Make sure you remove the oil filter whilst the plug is still removed or before you start vacuuming, lots of oil dropped from the filter housing once I opened it up. Remove the filter housing, the filter sits inside, it feels like its being held be some clips, the clips you see on the inside are holding the inner plastic cylinder.
The instructions say that you just lift out the filter but it's hard to get hold of and feels 'clicked' in. I used a screwdriver to stab through the filter and pull it out. New filter in, refit housing.
New sump plug in, measure how much Oil comes out, should be 5-5.9litres. I measured 5 exactly, but my oil was halfway between min/max (about 500ml worth below max) and I spilled the rest
Refilled with 5.9litres, started engine, let it heat up, turned off, waited the annoying 10 mins for electronic dipstick, oil level OK. Done.
End
I haven't even seen most of these parts before they were delivered yesterday, I am a complete amateur. Don't be put off, it's pretty easy. Thanks to everyone that advised me beforehand!

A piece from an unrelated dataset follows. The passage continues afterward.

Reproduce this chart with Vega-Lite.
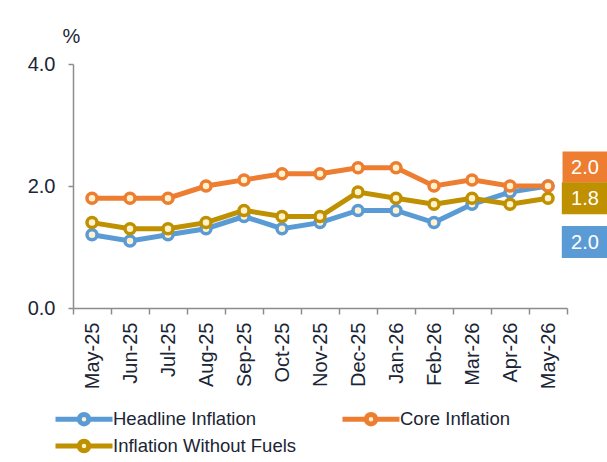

Whilst I'm here, I was lay under the gearbox with the engine running, the warmer it got, the more this drip came. I'm pretty confident it's water, I smelled and tasted it. A single drip coming down on each side of the gearbox at the exact same level along it. Seemed to be coming from above it. Not really concerned, just interested. It's been drizzling all day.
Great work there. I have tubing which will allow you to join the vacuum extractor hose to the tube. For doing such a good write up, I will send you some if you want. Pm me an address. I found that I only needed a short length to allow the extractor to sit on the ground.
Could the drip be sunroof drain tubes or aircon tubes?
7th Jan 2017 8:16 pm
spikekellyrm
Member Since: 23 Jul 2015
Location: Manchester
Posts: 662
Thanks swansty. Possibly some sort of drain yeah. Tube would be great thanks, I think around 10cm would be enough. I'll PM you now
7th Jan 2017 8:37 pm
Kandy
Member Since: 13 Jan 2017
Location: Brisbane
Posts: 3
swansty wrote:
Great work there. I have tubing which will allow you to join the vacuum extractor hose to the tube. For doing such a good write up, I will send you some if you want. Pm me an address. I found that I only needed a short length to allow the extractor to sit on the ground.
Could the drip be sunroof drain tubes or aircon tubes?
Hi swansty, I have a 2016 SDV6 3.0, Very much a novice with this vehicle, Ive managed to keep my Td5 as well. I also wish to do mid service engine oil change and thought that it would be simple, ha. My recently purchased Pela vacuum extractor hose/tube does not fit down the extraction tube , damn. So , having just joined this forum, I appreciate the extra info re joining the extractor hose to the tube. What is it exactly that you use please Thank youLive your life NOW , not tomorrow.
14th Jan 2017 5:14 am
Robbie
Member Since: 05 Feb 2006
Location: ¯\_(ツ)_/¯
Posts: 17932
Click image to enlarge
As a quick tip, when filling the oil as above remove the cap from the oil vacuum pipe. It helps the oil go in and allows the vacuum pipe to fill from the bottom.